Visitors surging back is, undoubtedly, good for Hawaii’s economy. But having experienced a less congested lifestyle, combined with long-standing questions about balanced tourism, officials in Maui County are considering restricting beach access.
State law says all shorelines in Hawaii are public and that access is a right – not a privilege. So with Maui’s latest proposal, we’re not talking about banning people from going to the beach. Instead, officials are trying to find ways to better support infrastructure and improve residents’ quality of life.
Maui County Considers Restricting Beach Access
How do you combat overcrowding without restricting access? In a word – parking. Specifically, county officials are considering rules that would reserve 50% of parking stalls at all Maui (county) beaches for residents. Residents would possess some form of identification to differentiate their cars from rental cars, granting them the ability to park in the reserved stalls. On the flip side, a parking fee is being proposed for visitors to pay for parking enforcement and to help with overall upkeep.

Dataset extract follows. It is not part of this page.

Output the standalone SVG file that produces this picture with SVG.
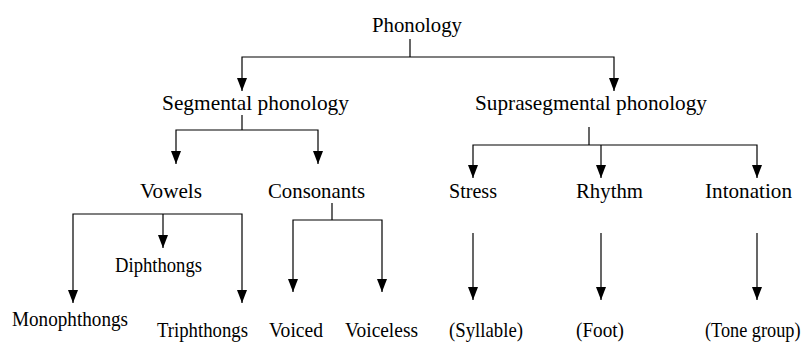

Officials aren’t sure how enforcement will actually work yet. What they do agree on, though, is that enforcement is key to this plan working.
County Beach Parks
Naturally, the proposed rules will apply exclusively to county beach parks – Maui County has no jurisdiction over state parks. So, which Maui beaches are considered county parks?
- Hana Beach Park
- Ho’aloha Park
- Ho’okipa Beach Park
- Lower Paia Park
- Kama’ole Beach Park I, II, and III
- One Ali’i Park (Molokai)
- Wahikuli Wayside Park
- Waiehu Beach Park
- Paukukalo Beach Park
- Waihe’e Beach Park
- Charley Young Park
- Kalama Park + Cove Beach Park
- Kalepolepo Park
- Kamaole Point Beach Park
- Keawekapu Beach Park I and II
- Maalaea Haycraft Beach Park
- Memorial Park (Mai Poina `Oe Ia`u Park)
- Palauea Beach Park
- Polo Beach Park
- Ulua-Mokapu Beach Park
- Wailea Beach Park
- D.T. Fleming Park
- Hanakao`o Park
- Honokowai Park
- Launiupoko Park
- Pohaku Park
- Paumana Park
- Ukumehame Beach Park
- Honomanu Park
- Keokea Park
- Kuau Bay Beach Park
- Makana Park
That’s a lot of parks! The vast majority on Maui, in fact. So, I know some of you are probably asking, which beach parks are administered by the state? Not many. Unlike Oahu, which has 20 state parks, Maui County has just eight. In fact, Maui has fewer state parks than Molokai! But, anyway, just two of Maui’s eight state parks are beach parks. That said, both of them already require reservations and charge fees for non-residents. Those parks include:
- Makena State Park (Big Beach and Little Beach) – $5 per person and $10 per vehicle
- Wai’anapanapa State Park – $5 per person and $10 per vehicle
These proposed rules are just that – proposals. We’ll likely learn more about these proposals sometime this summer. In the meantime, don’t sweat it. And I know what some of you are already thinking. You’re pissed because it’s something else you have to pay for during your vacation. But looking at it from the perspective of residents, I get it. Here on Oahu, North Shore beaches (the nicer ones, anyway) have gotten so chocked by tourists that locals can’t really go anymore. That, or we have to wake up at some ridiculous hour and get there super early. Plus, all that traffic adds maintenance costs – maintenance we the taxpayers pay for. So why not spread the costs around a little more? And in Maui’s case, I’d have to pay too, which I’m perfectly ok with. Oh, and, as a reminder, this proposal impacts only county parks. The State of Hawaii has its own plans for its parks. In fact, new fees for a couple of state parks on Kauai just went into effect yesterday.
Remember, Hawaii isn’t unique in doing this, either. In fact, we’re a bit late to the party. States such as Arizona, California, Colorado, Florida, Georgia, etc. all charge entry fees.